- Court: (Judicial Committee of the) House of Lords
- Decided: 27 February 1986
- Citation: 1985 UKHL 9; [1986] AC 455; [1986] 2 WLR 357; [1986] 1 All ER 641; 82 Cr App R 264
- Cases cited: R v Moloney [1985] AC 905
- Legislation cited: common law

Case history
- Prior actions: Crown Court at Cardiff (unreported) Appeal to the Court of Appeal: substituted (reduced) offence to manslaughter [1986] AC 455; [1985] 3 WLR 1014,
- Subsequent action: None

Court membership
- Judges sitting: Lord Scarman, Lord Keith of Kinkel, Lord Roskill, Lord Brightman, Lord Griffiths

Case opinions
- Substituted sentence to be upheld; appeal seeking reinstatement of murder conviction dismissed (a per curiam judgement)

Keywords
- Murder; manslaughter; intent; mens rea; whether obligatory for murder to give direction on importance of probability of death or serious injury;

= R v Hancock =

British case law

R v Hancock [1985] UKHL 9 is an English legal decision of the highest court setting out the relationship between foresight of consequences and intention in cases of murder. It refers to the case of the killing of David Wilkie. The defendants' stated intention had been to frighten a person, but another was killed. The law, as the judgement of the whole court (a per curiam decision) was held to hinge on the relationship between foresight of the range of results of taking a particular action and the result of that action which must include a specific direction or legal mention of considering the probability of death or serious injury resulting, and other directions which explain the difference between the offence of manslaughter and that of murder.

==Facts==
During the 1984–1985 miners' strike, the defendants dropped a concrete block from a bridge with the later-stated intention of scaring a coal miner being taken to work in a taxi. Instead, the taxi driver, David Wilkie, was killed. During questioning, the defendants admitted intending to frighten the miner out of attending work, but denied an intention to kill or cause serious injury to him. At the trial, their offer to plead guilty to manslaughter was rejected by the prosecution, who pursued convictions for murder.

==Trial==
The trial judge directed the jury per R v Moloney that

the prosecution case could be compressed into one question and answer, the question being "what else could a person who pushed or threw such objects have intended but to cause really serious bodily harm to the occupants of the car?"
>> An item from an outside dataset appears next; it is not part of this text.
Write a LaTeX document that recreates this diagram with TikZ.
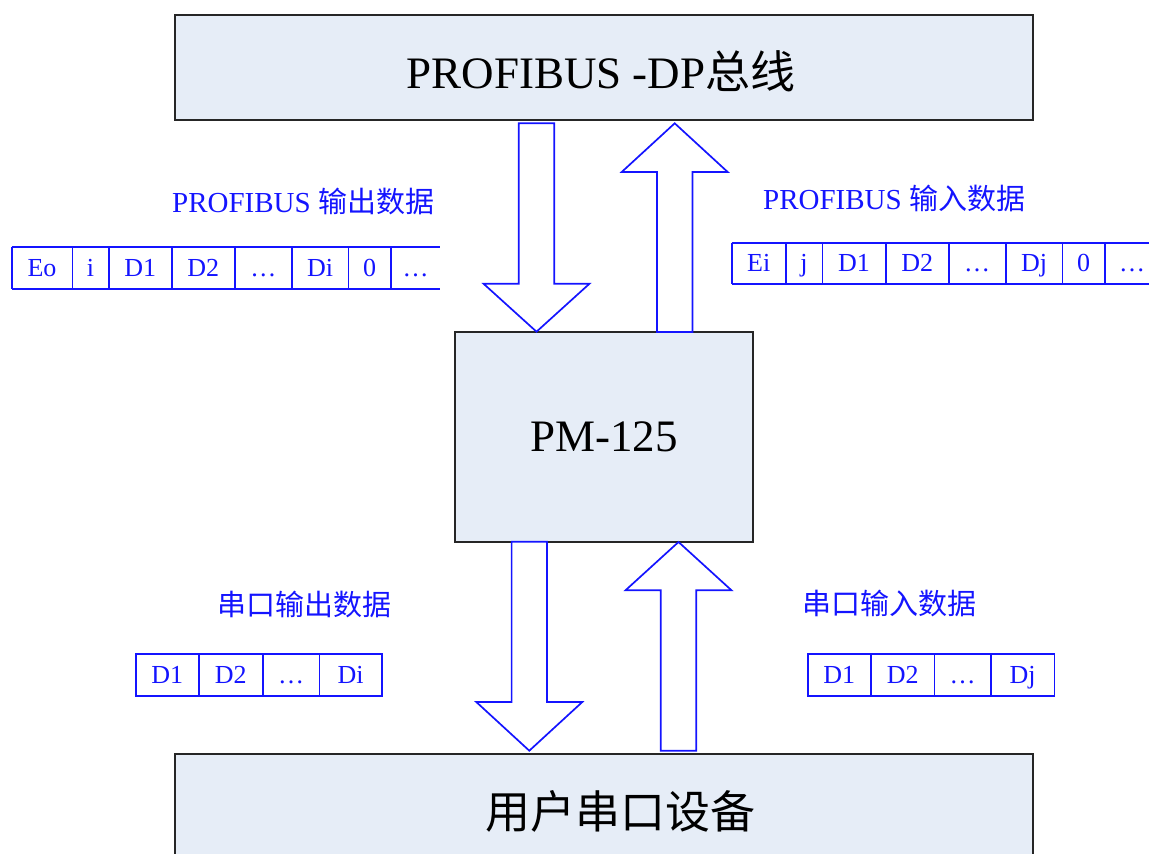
\documentclass[tikz,border=0pt]{standalone}
\usepackage{fontspec}
\setmainfont{Liberation Serif}
\newfontfamily\cjk{Noto Sans CJK SC}
\usepackage{xcolor}
\usetikzlibrary{calc}
\definecolor{boxfill}{RGB}{230,237,247}
\definecolor{dblue}{RGB}{20,20,255}
\tikzset{
	block/.style={
			draw=black!85, line width=1.6pt, fill=boxfill, inner sep=0pt,
			font=\fontsize{45}{54}\selectfont
		},
	fat arrow/.style={draw=dblue, line width=1.7pt, fill=white, line join=miter},
	grid line/.style={draw=dblue, line width=1.6pt},
	cell/.style={inner sep=0pt, text=dblue, anchor=base, font=\fontsize{26}{30}\selectfont},
	caption/.style={inner sep=0pt, text=dblue, anchor=base west, font=\fontsize{29}{34}\selectfont}
}
% x centre, tail y, tip y, signed head length
\newcommand{\fatarrow}[4]{
	\draw[fat arrow] ({#1-17.7},#2) -- ({#1+17.7},#2) -- ({#1+17.7},{#3-(#4)}) -- ({#1+53},{#3-(#4)})
		-- (#1,#3) -- ({#1-53},{#3-(#4)}) -- ({#1-17.7},{#3-(#4)}) -- cycle;
}

\begin{document}
\begin{tikzpicture}[x=1pt, y=-1pt]
		\useasboundingbox (0,0) rectangle (1149,854);
		\clip (0,0) rectangle (1149,854);

		\node[block, minimum width=858pt, minimum height=105pt, text depth=0pt] (bus) at (604,67.5) {};
		\node[inner sep=0pt, anchor=base, font=\fontsize{45}{54}\selectfont] (bustext) at (601,88) {PROFIBUS -DP\cjk{总线}};
		\node[block, minimum width=298pt, minimum height=210pt] (pm) at (604,437) {PM-125};
		\node[block, minimum width=858pt, minimum height=120pt, text depth=0pt, text height=0pt] (dev) at (604,814) {};
		\node[inner sep=0pt, anchor=base, font=\fontsize{45}{54}\selectfont\cjk] (devtext) at (620,828) {用户串口设备};

		% big arrows between the blocks
		\fatarrow{536.5}{123.3}{331.7}{48}
		\fatarrow{674.7}{332}{123.3}{-48.7}
		\fatarrow{529.3}{541.7}{750.7}{48.7}
		\fatarrow{678.5}{750.7}{542}{-48.3}

		\node[caption] (pbout) at (172,212) {PROFIBUS \cjk{输出数据}};
		\node[caption] (pbin) at (763,209) {PROFIBUS \cjk{输入数据}};
		\node[caption] (serout) at (217,615) {\cjk{串口输出数据}};
		\node[caption] (serin) at (802,614) {\cjk{串口输入数据}};

		% PROFIBUS output frame
		\draw[grid line] (11.7,246.7) -- (440,246.7) (11.7,288.7) -- (440,288.7);
		\foreach \x/\nx/\t [count=\i] in {11.7/72.3/Eo, 72.3/108.7/i, 108.7/171.7/D1, 171.7/235/D2,
				235/291.7/…, 291.7/348.3/Di, 348.3/391/0, 391/440/…} {
				\draw[grid line] (\x,246.7) -- (\x,288.7);
				\node[cell] (po\i) at ({(\x+\nx)/2},276) {\t};
			}

		% PROFIBUS input frame
		\draw[grid line] (731.7,242.7) -- (1149,242.7) (731.7,284) -- (1149,284);
		\foreach \x/\nx/\t [count=\i] in {731.7/785.7/Ei, 785.7/822.3/j, 822.3/885.7/D1, 885.7/948.7/D2,
				948.7/1005.7/…, 1005.7/1062.3/Dj, 1062.3/1105/0, 1105/1159/…} {
				\draw[grid line] (\x,242.7) -- (\x,284);
				\node[cell] (pi\i) at ({(\x+\nx)/2},271.5) {\t};
			}

		% serial output frame
		\draw[grid line] (135.7,654) rectangle (381.7,695.7);
		\foreach \x/\nx/\t [count=\i] in {135.7/199/D1, 199/262.7/D2, 262.7/319.3/…, 319.3/381.7/Di} {
				\draw[grid line] (\x,654) -- (\x,695.7);
				\node[cell] (so\i) at ({(\x+\nx)/2},683.5) {\t};
			}

		% serial input frame
		\draw[grid line] (807.7,654) rectangle (1054.3,695.7);
		\foreach \x/\nx/\t [count=\i] in {807.7/871/D1, 871/934.3/D2, 934.3/991/…, 991/1054.3/Dj} {
				\draw[grid line] (\x,654) -- (\x,695.7);
				\node[cell] (si\i) at ({(\x+\nx)/2},683.5) {\t};
			}
	\end{tikzpicture}
\end{document}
The jury, after some deliberation, sought clarification because
the precise legal definitions regarding the committing of murder and manslaughter are causing dissent because of lack of knowledge, particularly with regard to intent and foreseeable consequences.
 and the judge gave a further direction but did not expand on his previous guidance. Verdicts of guilty were returned and the defendants sentenced to life imprisonment.

==Appeals==
The Court of Appeal found that the judge's use of the Moloney guidelines may have misled the jury as they had been given no guidance as to the weight to be given to the actual foresight of a consequence (i.e. death or serious bodily harm) in determining the intent to cause that consequence. It was ruled that this omission was fatal, as in Moloney it had been stated that
the probability of the consequence taken to have been foreseen must be little short of overwhelming before it will suffice to establish the necessary intent
 Since this guidance had not been available to the jury, the Court substituted verdicts of manslaughter, and the prosecution then appealed.

The House of Lords reviewed the Moloney guidelines issued by itself, and cited the main principles that:

- The mental element in murder is a specific intent, the intent to kill or to inflict serious bodily harm, and nothing less suffices
- Foresight of consequences is no more than evidence of the existence of the intent; it must be considered, and its weight assessed, together with all the evidence in the case.
- Foresight does not necessarily imply the existence of intention, though it may be a fact from which when considered with all the other evidence a jury may think it right to infer the necessary intent
- The probability of the result of an act is an important matter for the jury to consider and can be critical in their determining whether the result was intended.

The court agreed with the Court of Appeal in deciding that the Moloney guidelines were defective in that the issue (test) of probability should specifically be addressed (mentioned) by the trial judge, and since that had not occurred in the present case, the prosecutor's appeal was dismissed, and the convictions for manslaughter stood.